State how many lines of the entries hold the string "page", and output nothing but that count.

· · · · · · ·

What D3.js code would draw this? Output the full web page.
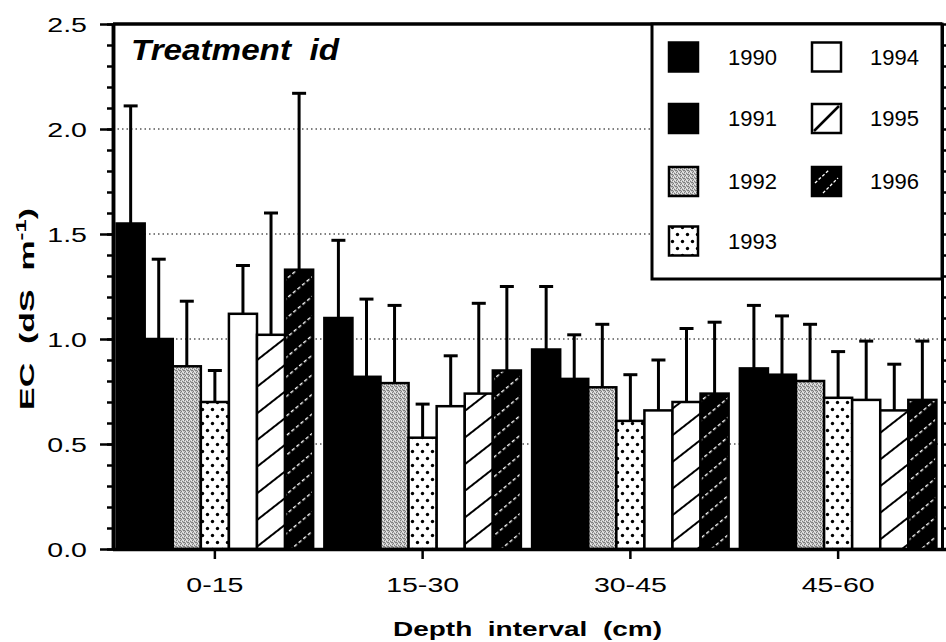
<!DOCTYPE html>
<html><head><meta charset="utf-8">
<script src="https://cdn.jsdelivr.net/npm/d3@7"></script>
<style>
body{margin:0;background:#fff}
svg{display:block}
text{font-family:"Liberation Sans",Arial,Helvetica,sans-serif;fill:#000;white-space:pre}
</style>
</head><body>
<svg id="chart" width="946" height="642"></svg>
<script>
// ---- data ----
const categories = ["0-15", "15-30", "30-45", "45-60"];
const years = ["1990", "1991", "1992", "1993", "1994", "1995", "1996"];
const ec1990 = [1.55, 1.10, 0.95, 0.86];
const ec1991 = [1.00, 0.82, 0.81, 0.83];
const ec1992 = [0.87, 0.79, 0.77, 0.80];
const ec1993 = [0.70, 0.53, 0.61, 0.72];
const ec1994 = [1.12, 0.68, 0.66, 0.71];
const ec1995 = [1.02, 0.74, 0.70, 0.66];
const ec1996 = [1.33, 0.85, 0.74, 0.71];
const sd1990 = [0.56, 0.37, 0.30, 0.30];
const sd1991 = [0.38, 0.37, 0.21, 0.28];
const sd1992 = [0.31, 0.37, 0.30, 0.27];
const sd1993 = [0.15, 0.16, 0.22, 0.22];
const sd1994 = [0.23, 0.24, 0.24, 0.28];
const sd1995 = [0.58, 0.43, 0.35, 0.22];
const sd1996 = [0.84, 0.40, 0.34, 0.28];
const yTicks = [0.0, 0.5, 1.0, 1.5, 2.0, 2.5];
const gridValues = [0.5, 1.0, 1.5, 2.0];
const titleText = "Treatment  id";
const xTitle = "Depth  interval  (cm)";

const ecAll = [ec1990, ec1991, ec1992, ec1993, ec1994, ec1995, ec1996];
const sdAll = [sd1990, sd1991, sd1992, sd1993, sd1994, sd1995, sd1996];
const rows = [];
years.forEach((yr, i) => categories.forEach((c, j) => rows.push({year: yr, cat: c, v: ecAll[i][j], sd: sdAll[i][j]})));

// ---- setup ----
const svg = d3.select("#chart");
const L = 113, R = 942, T = 24, B = 549;
const y = d3.scaleLinear().domain([0, 2.5]).range([B, T]);
const x0 = d3.scaleBand().domain(categories).range([111, R]).padding(0);
const x1 = d3.scaleBand().domain(years).range([0, x0.bandwidth()]).paddingInner(0).paddingOuter(0.2);

// ---- patterns ----
const defs = svg.append("defs");
// 1992 grey stipple
const p2 = defs.append("pattern").attr("id", "p1992").attr("patternUnits", "userSpaceOnUse").attr("width", 4).attr("height", 4);
p2.append("rect").attr("width", 4).attr("height", 4).attr("fill", "#c4c4c4");
[[0,0],[2,1],[1,3],[3,2],[0,2]].forEach(([a,b]) => p2.append("rect").attr("x", a).attr("y", b).attr("width", 1).attr("height", 1).attr("fill", "#7e7e7e"));
[[1,1],[3,0],[2,3]].forEach(([a,b]) => p2.append("rect").attr("x", a).attr("y", b).attr("width", 1).attr("height", 1).attr("fill", "#ececec"));
// 1993 dots
const p3 = defs.append("pattern").attr("id", "p1993").attr("patternUnits", "userSpaceOnUse").attr("width", 10).attr("height", 14);
p3.append("rect").attr("width", 10).attr("height", 14).attr("fill", "#fff");
p3.append("circle").attr("cx", 2.5).attr("cy", 3.5).attr("r", 1.7).attr("fill", "#000");
p3.append("circle").attr("cx", 7.5).attr("cy", 10.5).attr("r", 1.7).attr("fill", "#000");
// 1995 hatch
const p5 = defs.append("pattern").attr("id", "p1995").attr("patternUnits", "userSpaceOnUse").attr("width", 6).attr("height", 21).attr("patternTransform", "rotate(-38)");
p5.append("rect").attr("width", 6).attr("height", 21).attr("fill", "#fff");
p5.append("rect").attr("y", 0).attr("width", 6).attr("height", 2).attr("fill", "#000");
// 1996 black with white dashed hatch
const p6 = defs.append("pattern").attr("id", "p1996").attr("patternUnits", "userSpaceOnUse").attr("width", 6).attr("height", 15).attr("patternTransform", "rotate(-40)");
p6.append("rect").attr("width", 6).attr("height", 15).attr("fill", "#000");
p6.append("rect").attr("x", 0).attr("y", 7).attr("width", 3.5).attr("height", 1.4).attr("fill", "#fff");

const fills = {"1990": "#000", "1991": "#000", "1992": "url(#p1992)", "1993": "url(#p1993)", "1994": "#fff", "1995": "url(#p1995)", "1996": "url(#p1996)"};

// ---- gridlines ----
svg.append("g").selectAll("line").data(gridValues).join("line")
  .attr("x1", L).attr("x2", R).attr("y1", d => y(d)).attr("y2", d => y(d))
  .attr("stroke", "#000").attr("stroke-width", 1.2).attr("stroke-dasharray", "1.5,3");

// ---- bars ----
const bars = svg.append("g");
bars.selectAll("rect").data(rows).join("rect")
  .attr("x", d => x0(d.cat) + x1(d.year))
  .attr("y", d => y(d.v))
  .attr("width", x1.bandwidth())
  .attr("height", d => y(0) - y(d.v))
  .attr("fill", d => fills[d.year])
  .attr("stroke", "#000").attr("stroke-width", 2.5);

// ---- error bars ----
const eb = svg.append("g").attr("stroke", "#000").attr("stroke-width", 3);
eb.selectAll("line.v").data(rows).join("line").attr("class", "v")
  .attr("x1", d => x0(d.cat) + x1(d.year) + x1.bandwidth() / 2)
  .attr("x2", d => x0(d.cat) + x1(d.year) + x1.bandwidth() / 2)
  .attr("y1", d => y(d.v)).attr("y2", d => y(d.v + d.sd));
eb.selectAll("line.c").data(rows).join("line").attr("class", "c")
  .attr("x1", d => x0(d.cat) + x1(d.year) + x1.bandwidth() / 2 - 7)
  .attr("x2", d => x0(d.cat) + x1(d.year) + x1.bandwidth() / 2 + 7)
  .attr("y1", d => y(d.v + d.sd)).attr("y2", d => y(d.v + d.sd));

// ---- axes ----
const minor = d3.range(0, 26).map(i => i / 10);
function styleAxis(g, w) {
  g.selectAll("path.domain").attr("stroke", "#000").attr("stroke-width", w);
  g.selectAll(".tick line").attr("stroke", "#000").attr("stroke-width", 2.5);
}
const gLm = svg.append("g").attr("transform", `translate(${L},0)`)
  .call(d3.axisLeft(y).tickValues(minor).tickSize(6).tickSizeOuter(0).tickFormat(""));
styleAxis(gLm, 3.5);
const gL = svg.append("g").attr("transform", `translate(${L},0)`)
  .call(d3.axisLeft(y).tickValues(yTicks).tickSize(13).tickSizeOuter(0).tickPadding(13).tickFormat(d3.format(".1f")));
styleAxis(gL, 3.5);
gL.selectAll(".tick text").attr("font-size", 21).attr("x", null)
  .attr("text-anchor", "end").attr("dy", "0.35em")
  .attr("transform", "translate(-26,0) scale(1.36,1)")
  .style("font-family", "'Liberation Sans',Arial,sans-serif");

const gR = svg.append("g").attr("transform", `translate(${R},0)`)
  .call(d3.axisRight(y).tickValues(minor).tickSize(8).tickSizeOuter(0).tickFormat(""));
styleAxis(gR, 3);

const gB = svg.append("g").attr("transform", `translate(0,${B})`)
  .call(d3.axisBottom(x0).tickSize(10).tickSizeOuter(0).tickFormat(""));
styleAxis(gB, 3.5);
gB.select("path.domain").attr("d", `M${L},0.5H946`);

svg.append("line").attr("x1", L).attr("x2", R).attr("y1", T).attr("y2", T).attr("stroke", "#000").attr("stroke-width", 3.5);

// x tick labels
svg.append("g").selectAll("text").data(categories).join("text")
  .attr("transform", d => `translate(${x0(d) + x0.bandwidth() / 2},592) scale(1.36,1)`)
  .attr("text-anchor", "middle").attr("font-size", 21).text(d => d);

// x title
svg.append("text").attr("transform", `translate(${(L + R) / 2},636) scale(1.4,1)`)
  .attr("text-anchor", "middle").attr("font-size", 20).attr("font-weight", "bold").text(xTitle);

// y title
const yt = svg.append("text").attr("text-anchor", "middle").attr("font-size", 20).attr("font-weight", "bold");
yt.append("tspan").text("EC  (dS  m");
yt.append("tspan").attr("font-size", 14).attr("dy", -8).text("-1");
yt.append("tspan").attr("dy", 8).text(")");
const ylen = yt.node().getComputedTextLength();
yt.attr("transform", `translate(34,309) rotate(-90) scale(${202 / ylen},1)`);

// title
const tt = svg.append("text").attr("font-size", 30).attr("font-weight", "bold").attr("font-style", "italic").text(titleText);
const tlen = tt.node().getComputedTextLength();
tt.attr("transform", `translate(131,60) scale(${208 / tlen},1)`);

// ---- legend ----
const lg = svg.append("g");
lg.append("rect").attr("x", 652).attr("y", T).attr("width", R - 652).attr("height", 255)
  .attr("fill", "#fff").attr("stroke", "#000").attr("stroke-width", 3);
const colX = [669, 812], rowY = [57, 118.5, 181.5, 241];
const sw = 29;
years.forEach((yr, i) => {
  const c = i < 4 ? 0 : 1, r = i < 4 ? i : i - 4;
  const sx = colX[c], sy = rowY[r] - sw / 2;
  const g = lg.append("g");
  g.append("rect").attr("x", sx).attr("y", sy).attr("width", sw).attr("height", sw)
    .attr("fill", yr === "1995" ? "#fff" : yr === "1996" ? "#000" : fills[yr])
    .attr("stroke", "#000").attr("stroke-width", 2.5);
  if (yr === "1995") {
    g.append("line").attr("x1", sx + 2).attr("y1", sy + sw - 2).attr("x2", sx + sw - 2).attr("y2", sy + 2)
      .attr("stroke", "#000").attr("stroke-width", 2.5);
  }
  if (yr === "1996") {
    g.append("line").attr("x1", sx + 3).attr("y1", sy + 16).attr("x2", sx + 17).attr("y2", sy + 3)
      .attr("stroke", "#fff").attr("stroke-width", 1.3).attr("stroke-dasharray", "3,2");
    g.append("line").attr("x1", sx + 11).attr("y1", sy + 26).attr("x2", sx + 26).attr("y2", sy + 11)
      .attr("stroke", "#fff").attr("stroke-width", 1.3).attr("stroke-dasharray", "3,2");
  }
  g.append("text").attr("x", c === 0 ? 728 : 870).attr("y", rowY[r]).attr("dy", "0.36em")
    .attr("font-size", 22).text(yr);
});
</script>
</body></html>
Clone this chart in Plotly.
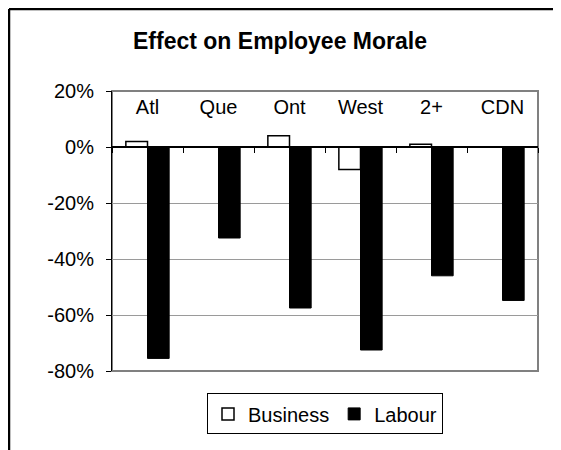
import plotly.graph_objects as go

regions = ["Atl", "Que", "Ont", "West", "2+", "CDN"]
business = [0.02, 0.0, 0.04, -0.08, 0.01, 0.0]
labour = [-0.755, -0.325, -0.575, -0.725, -0.46, -0.548]
y_ticks = [-0.8, -0.6, -0.4, -0.2, 0.0, 0.2]
y_labels = ["-80%", "-60%", "-40%", "-20%", "0%", "20%"]

FONT = "Liberation Sans, Arial, sans-serif"

# the page has an 8px body margin, so the figure starts at (8, 8) in the window
W, H = 553, 442
L, T, R, B = 104, 83, 23, 79
plot_w = W - L - R
plot_h = H - T - B

fig = go.Figure()
fig.add_trace(go.Bar(
    x=regions, y=business, name="Business",
    marker=dict(color="white", line=dict(color="black", width=1.5)),
))
fig.add_trace(go.Bar(
    x=regions, y=labour, name="Labour",
    marker=dict(color="black", line=dict(color="black", width=1)),
))

# x2: category axis line along 0% with ticks between categories
# x3: category names just under the top of the plot area
for ax in ["x2", "x3"]:
    fig.add_trace(go.Scatter(x=regions, y=[None] * len(regions), xaxis=ax,
                             showlegend=False, hoverinfo="skip"))

fig.update_layout(
    width=W, height=H,
    margin=dict(l=L, r=R, t=T, b=B, autoexpand=False),
    paper_bgcolor="white", plot_bgcolor="white",
    font=dict(family=FONT, size=20, color="black"),
    title=dict(text="<b>Effect on Employee Morale</b>", font=dict(size=23),
               x=272 / W, xref="container", xanchor="center",
               y=1 - 33 / H, yref="container", yanchor="middle"),
    barmode="group", bargap=0.39, bargroupgap=0.0,
    xaxis=dict(showticklabels=False, ticks="", showline=False, showgrid=False),
    xaxis2=dict(matches="x", overlaying="x", anchor="free", position=0.8,
                side="bottom", showline=True, linecolor="black", linewidth=1.5,
                ticks="outside", tickson="boundaries", ticklen=5, tickcolor="black",
                showticklabels=False, showgrid=False),
    xaxis3=dict(matches="x", overlaying="x", anchor="free", position=1 - 27 / plot_h,
                side="top", showline=False, ticks="", showgrid=False,
                tickfont=dict(size=20, color="black")),
    yaxis=dict(range=[-0.8, 0.2001], tickvals=y_ticks, ticktext=y_labels,
               showgrid=True, gridcolor="#9a9a9a", gridwidth=1,
               zeroline=False, showline=True, linecolor="black", linewidth=1,
               ticks="outside", ticklen=5, tickcolor="black", ticklabelstandoff=8,
               tickfont=dict(size=20, color="black")),
    legend=dict(orientation="h", x=0.5, xanchor="center", y=-0.08, yanchor="top",
                bordercolor="black", borderwidth=1, font=dict(size=20),
                itemwidth=30, tracegroupgap=0),
    shapes=[
        dict(type="rect", xref="paper", yref="paper", x0=0, x1=1, y0=0, y1=1,
             line=dict(color="#808080", width=2), layer="below"),
        # chart frame: only its left and top edges fall inside the window
        dict(type="line", xref="paper", yref="paper",
             x0=-(L - 1) / plot_w, x1=-(L - 1) / plot_w, y0=-1, y1=1 + (T - 1) / plot_h,
             line=dict(color="black", width=2.5)),
        dict(type="line", xref="paper", yref="paper",
             x0=-(L - 1) / plot_w, x1=2, y0=1 + (T - 1) / plot_h, y1=1 + (T - 1) / plot_h,
             line=dict(color="black", width=2.5)),
    ],
)

fig.write_html("out.html", config={"displayModeBar": False})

· · · · · · ·

EXERCISE SOLUTION |
2